Reportage 2050 Now : Les Survivants du changement climatique : de la vigne à l’aloe vera
Posté le 03/12/2024
Le média 2050 Now est venu à Fitou pour parler changement climatique, viticulture et culture de l'aloé vera. Dans le sud de la France, près des Pyrénées-Orientales, Laurent et Marie un couple de vignerons gérants du domaine Le Champ des Soeurs, font face à l’impact du changement climatique. La sécheresse persistante a gravement affecté leurs vignobles, les poussant à repenser leur modèle agricole. Ce reportage explore leur transition vers la culture d'aloe vera, une plante bien plus adaptée aux conditions arides.

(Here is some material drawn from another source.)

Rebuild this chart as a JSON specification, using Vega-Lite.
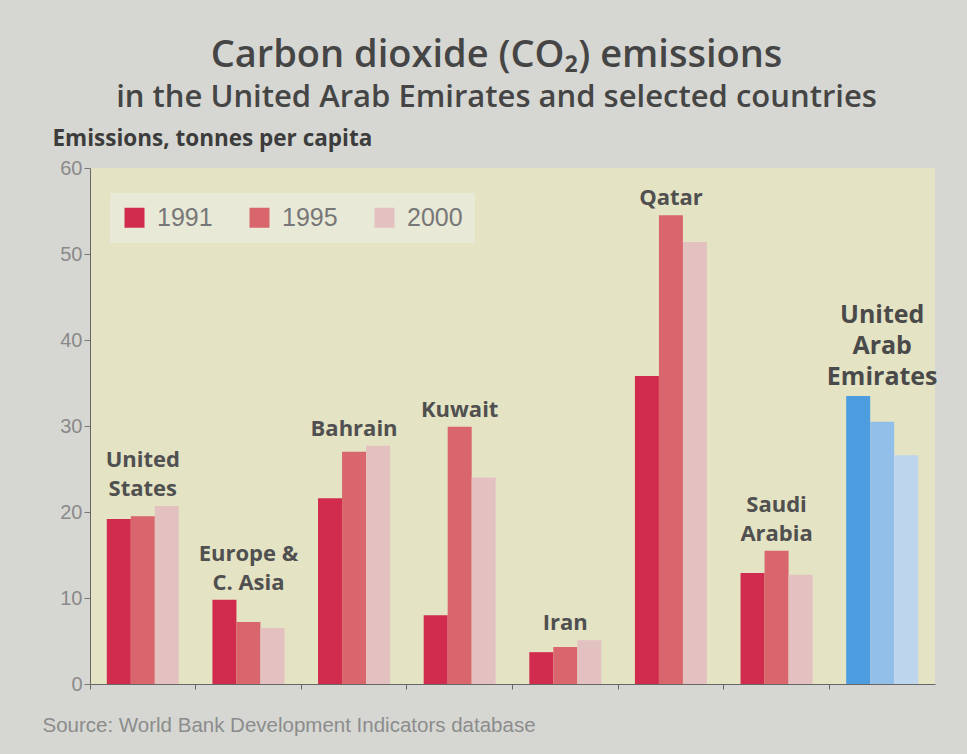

Depuis plusieurs années, la région connaît une baisse des précipitations et une augmentation des températures. Alors que la vigne nécessite 350 mm d'eau pour boucler son cycle, les précipitations annuelles dans cette zone sont tombées à environ 250 mm. Ces conditions ont entraîné des pertes importantes de rendement. Par exemple, sur les deux derniers millésimes, Laurent et Marie ont vu leurs cuves rester partiellement vides.
Diversifier les cultures
Le couple a ressenti les premiers signes alarmants dès 2013, mais la situation s’est fortement dégradée depuis 2020. Face à des pertes atteignant parfois 80% de leur récolte, ils ont pris la décision audacieuse de réduire leur production viticole pour diversifier leur activité avec la culture d’aloe vera. Ce choix, d'abord critiqué par leur entourage, semble aujourd’hui judicieux.
Benjamin Augros, fondateur d'Aloe de Leucate se joint à l'aventure
Benjamin, un jeune agriculteur passionné, joue également un rôle dans cette transition. Il s’est joint à Laurent et Marie pour apprendre les spécificités de la culture d’aloe vera et intégrer ces connaissances dans ses propres projets. Dans ses rangs d’oliviers, Benjamin a déjà planté 700 pieds d’aloe vera, démontrant son engagement envers une agriculture diversifiée et résiliente. Sa collaboration avec Laurent souligne l’importance de la transmission des savoirs et de la mise en réseau entre producteurs pour accélérer l’adoption de solutions durables face au changement climatique.
L'aloé vera : une plante adaptée au changement climatique
L’aloe vera présente de nombreux avantages dans ce contexte climatique. Nécessitant cinq fois moins d'eau que la vigne, il s'adapte bien aux sols secs. Cependant, cette culture n'est pas sans défis. L’aloe vera est sensible au gel et à l’excès d’eau. Pour protéger leurs plants, Laurent et Marie ont installé des serres, avec l’aide du maire de leur village, Fitou. Ils ont également développé une pépinière pour produire de nouvelles plantes à partir des drageons (jeunes pousses).
Le reportage met également en lumière l’importance de la recherche scientifique pour comprendre les effets du changement climatique sur l’agriculture. Antoine Doncieux, doctorant au CNRS, explique comment les sécheresses prolongées, comme celle de 2022, affectent la croissance des plantes, réduisent les rendements, et compromettent la viabilité des vignobles à long terme. Ces phénomènes, directement liés au réchauffement climatique, devraient s’intensifier dans les décennies à venir, rendant l’adaptation cruciale.
Pour Laurent et Marie, l’aloe vera est bien plus qu’une alternative agricole : c’est une opportunité de redonner du sens à leur métier. En plus de cultiver cette plante, ils se sont lancés dans sa transformation pour produire des gels et des jus, augmentant ainsi la valeur ajoutée de leur production. Par exemple, un litre de gel d’aloe vera peut être vendu entre 15 et 20 euros, rendant cette activité plus rentable que la vigne.
Un collectif autour de l'aloé vera
La transition vers l’aloe vera s’accompagne d’un effort collectif. Laurent a co-fondé Aloe d'Oc, une structure regroupant des producteurs comme Benjamin Augros et des transformateurs pour mutualiser les ressources et augmenter la visibilité de leur produit sur le marché. L’objectif est de bâtir une filière solide et crédible, capable d’attirer l’intérêt des industriels et des consommateurs.
Le reportage se termine sur une note optimiste. Bien que le chemin reste semé d'embûches, notamment avec les risques de gel hivernal, Laurent et Marie se considèrent comme des "survivants du changement climatique". Ils espèrent que leur histoire inspirera d'autres agriculteurs à diversifier leurs cultures et à explorer des solutions innovantes pour s’adapter à un environnement en mutation rapide.